In the end, she chose her words with care. ‘My husband is eleven years Kitto’s senior, and you must recall that he was absent for most of Kitto’s life, first at sea under my father’s command, and then later in the army. They have no shared childhood, and it’s very difficult to remain on the sort of pedestal on which an unhappy child will place a glamorous older brother seen only occasionally. Lord Lamorna became Kitto’s guardian at a trying time, and when he was at a particularly trying age.’
‘Oh, I do understand,’ Dorothea said. ‘Too old to really enjoy being a child, and too young to go on the town, with a fit of the sullens every five minutes. The army is r
eally the best place for youths of that age, when education is not a possibility.’
‘I entirely agree.’ Hester wondered just how much Dorothea knew about Kitto: he’d been expelled from Eton, and then almost hanged twice during the French Occupation for insurrection against the Napoleonic authorities then in control. Yes, Kitto had been more than capable of the youthful fits of melodrama Dorothea spoke of – slamming doors and hostile speechlessness – but he’d also been equally adept at laying gunpowder. Hester smiled. ‘I’m happy to hear he’s been a success in St Petersburg, although I confess it’s hard to imagine him in a ballroom.
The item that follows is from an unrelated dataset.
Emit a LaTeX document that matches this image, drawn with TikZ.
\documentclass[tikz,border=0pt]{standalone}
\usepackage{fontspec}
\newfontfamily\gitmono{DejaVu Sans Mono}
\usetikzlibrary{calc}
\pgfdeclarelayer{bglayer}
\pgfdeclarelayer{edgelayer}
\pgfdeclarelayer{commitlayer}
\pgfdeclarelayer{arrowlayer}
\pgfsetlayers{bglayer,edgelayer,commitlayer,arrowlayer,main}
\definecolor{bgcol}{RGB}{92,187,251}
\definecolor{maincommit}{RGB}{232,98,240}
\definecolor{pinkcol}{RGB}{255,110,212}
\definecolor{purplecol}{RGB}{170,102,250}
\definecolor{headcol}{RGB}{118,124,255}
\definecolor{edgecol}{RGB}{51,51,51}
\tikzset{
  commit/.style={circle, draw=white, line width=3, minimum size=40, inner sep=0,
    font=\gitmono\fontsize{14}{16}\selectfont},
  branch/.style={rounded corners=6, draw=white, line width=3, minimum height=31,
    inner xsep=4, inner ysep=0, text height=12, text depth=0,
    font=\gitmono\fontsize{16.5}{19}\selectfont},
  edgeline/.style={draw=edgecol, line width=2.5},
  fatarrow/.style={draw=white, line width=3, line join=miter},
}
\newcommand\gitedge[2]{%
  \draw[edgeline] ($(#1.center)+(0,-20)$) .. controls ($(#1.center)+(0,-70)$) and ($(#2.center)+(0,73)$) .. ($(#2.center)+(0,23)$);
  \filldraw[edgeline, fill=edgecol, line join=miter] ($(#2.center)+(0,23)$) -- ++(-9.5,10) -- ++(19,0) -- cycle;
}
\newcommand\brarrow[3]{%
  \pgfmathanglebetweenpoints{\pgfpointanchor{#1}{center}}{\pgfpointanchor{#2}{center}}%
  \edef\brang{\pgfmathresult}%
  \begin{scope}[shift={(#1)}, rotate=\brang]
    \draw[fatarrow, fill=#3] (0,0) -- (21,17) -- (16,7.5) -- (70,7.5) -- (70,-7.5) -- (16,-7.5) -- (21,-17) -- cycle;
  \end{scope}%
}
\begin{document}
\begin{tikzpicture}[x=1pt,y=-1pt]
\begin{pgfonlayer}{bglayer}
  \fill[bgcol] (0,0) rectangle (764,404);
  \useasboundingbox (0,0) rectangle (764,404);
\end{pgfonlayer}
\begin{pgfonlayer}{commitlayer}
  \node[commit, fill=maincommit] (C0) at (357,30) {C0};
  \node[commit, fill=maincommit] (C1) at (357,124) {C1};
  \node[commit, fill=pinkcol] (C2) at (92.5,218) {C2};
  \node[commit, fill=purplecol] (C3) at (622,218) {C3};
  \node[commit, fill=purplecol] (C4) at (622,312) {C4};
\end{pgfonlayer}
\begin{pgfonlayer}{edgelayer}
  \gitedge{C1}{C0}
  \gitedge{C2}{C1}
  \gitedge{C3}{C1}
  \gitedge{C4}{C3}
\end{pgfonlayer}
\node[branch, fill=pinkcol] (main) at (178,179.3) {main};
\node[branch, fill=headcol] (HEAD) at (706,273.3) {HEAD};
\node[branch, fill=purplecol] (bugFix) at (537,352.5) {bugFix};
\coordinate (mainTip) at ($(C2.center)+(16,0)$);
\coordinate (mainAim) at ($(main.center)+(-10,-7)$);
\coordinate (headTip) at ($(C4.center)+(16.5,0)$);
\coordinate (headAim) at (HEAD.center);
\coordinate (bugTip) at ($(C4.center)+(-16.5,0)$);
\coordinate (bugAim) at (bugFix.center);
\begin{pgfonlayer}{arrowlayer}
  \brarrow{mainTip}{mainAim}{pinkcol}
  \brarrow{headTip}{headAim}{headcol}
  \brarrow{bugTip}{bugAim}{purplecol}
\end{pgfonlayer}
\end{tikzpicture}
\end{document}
In my mind, he’s still collecting grasshoppers and keeping ants in a bottle.’
‘Well, if they can be brought to discussion, Lord Lamorna might wish to drop a hint in Captain Helford’s ear about Countess Tatyana Orlova,’ Dorothea said, now looking directly across the table at Hester. ‘She’s quite the Petersburg society hostess, but one does hear that some of her closest associates have links to the Green Lamp. I’ve known her for years, of course – we were educated at the convent together – and Tatyana’s star is so ascendant at the moment that no gossip seems able to touch her, but these things can change so rapidly.’
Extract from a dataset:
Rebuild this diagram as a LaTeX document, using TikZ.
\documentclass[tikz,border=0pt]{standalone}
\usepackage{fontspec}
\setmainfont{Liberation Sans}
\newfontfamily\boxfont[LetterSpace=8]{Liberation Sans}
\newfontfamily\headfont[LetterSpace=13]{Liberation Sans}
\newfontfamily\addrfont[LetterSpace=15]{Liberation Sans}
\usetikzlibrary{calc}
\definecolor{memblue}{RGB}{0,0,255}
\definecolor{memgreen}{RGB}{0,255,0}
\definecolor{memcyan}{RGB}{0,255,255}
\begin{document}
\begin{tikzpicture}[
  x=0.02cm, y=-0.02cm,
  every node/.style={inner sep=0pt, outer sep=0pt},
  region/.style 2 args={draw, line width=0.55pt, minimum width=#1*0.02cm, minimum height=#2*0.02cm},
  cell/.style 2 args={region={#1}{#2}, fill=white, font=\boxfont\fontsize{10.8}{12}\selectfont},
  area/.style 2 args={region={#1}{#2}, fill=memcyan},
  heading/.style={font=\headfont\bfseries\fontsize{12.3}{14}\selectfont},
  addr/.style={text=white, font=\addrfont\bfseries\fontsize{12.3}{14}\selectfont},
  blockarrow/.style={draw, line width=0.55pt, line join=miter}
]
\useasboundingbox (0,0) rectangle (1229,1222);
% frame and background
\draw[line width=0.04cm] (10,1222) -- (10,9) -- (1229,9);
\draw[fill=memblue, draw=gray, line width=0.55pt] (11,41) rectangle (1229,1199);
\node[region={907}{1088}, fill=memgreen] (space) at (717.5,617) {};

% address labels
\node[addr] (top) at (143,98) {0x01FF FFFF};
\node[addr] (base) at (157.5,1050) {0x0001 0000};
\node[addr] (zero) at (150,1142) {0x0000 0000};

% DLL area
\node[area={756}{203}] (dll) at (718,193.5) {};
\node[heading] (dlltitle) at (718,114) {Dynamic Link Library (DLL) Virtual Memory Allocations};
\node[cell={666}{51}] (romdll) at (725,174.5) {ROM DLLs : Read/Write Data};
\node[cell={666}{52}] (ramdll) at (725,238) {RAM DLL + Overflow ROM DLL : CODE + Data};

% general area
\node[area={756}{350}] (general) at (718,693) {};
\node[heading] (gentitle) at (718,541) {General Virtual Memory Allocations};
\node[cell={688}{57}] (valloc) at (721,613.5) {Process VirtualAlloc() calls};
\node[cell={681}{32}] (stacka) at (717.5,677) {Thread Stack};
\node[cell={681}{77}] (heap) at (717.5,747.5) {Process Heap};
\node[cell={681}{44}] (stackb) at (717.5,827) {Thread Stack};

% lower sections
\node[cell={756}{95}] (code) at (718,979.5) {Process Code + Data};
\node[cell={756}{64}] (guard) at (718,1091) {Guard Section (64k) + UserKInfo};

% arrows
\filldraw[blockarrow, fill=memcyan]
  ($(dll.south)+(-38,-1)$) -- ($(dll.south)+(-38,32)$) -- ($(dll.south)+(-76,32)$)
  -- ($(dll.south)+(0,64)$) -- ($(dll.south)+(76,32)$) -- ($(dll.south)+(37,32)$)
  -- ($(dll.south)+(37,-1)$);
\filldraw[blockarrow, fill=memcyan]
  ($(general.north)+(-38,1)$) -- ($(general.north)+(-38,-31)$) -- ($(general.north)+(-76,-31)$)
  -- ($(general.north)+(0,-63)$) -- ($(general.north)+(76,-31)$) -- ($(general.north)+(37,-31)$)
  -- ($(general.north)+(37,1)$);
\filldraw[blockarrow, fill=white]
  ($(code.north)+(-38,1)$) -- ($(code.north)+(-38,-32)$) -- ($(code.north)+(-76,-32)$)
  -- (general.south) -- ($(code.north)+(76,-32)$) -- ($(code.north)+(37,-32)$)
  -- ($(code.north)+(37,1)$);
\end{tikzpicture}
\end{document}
‘The Green Lamp?’ Hester let the question hang between them.
‘A most insalubrious organisation – poets and silly, romantic young revolutionaries questioning the power of the tsar himself,’ Dorothea went on. ‘I do realise that in England you are still without a monarch, and that parliament exercised some powers here even before Napoleon’s fool of a brother executed the regent, but you must understand that in Russia even the mildest hint of such views is abhorrent. The tsar rules as our father, but the Green Lamp question the legitimacy of his power at every turn. If it were only emancipation of the serfs they wanted, one might reason with them – as if we could survive without indentured labour in a country the size of Russia! – but more than that, it’s said they plan to actually kill the tsar.’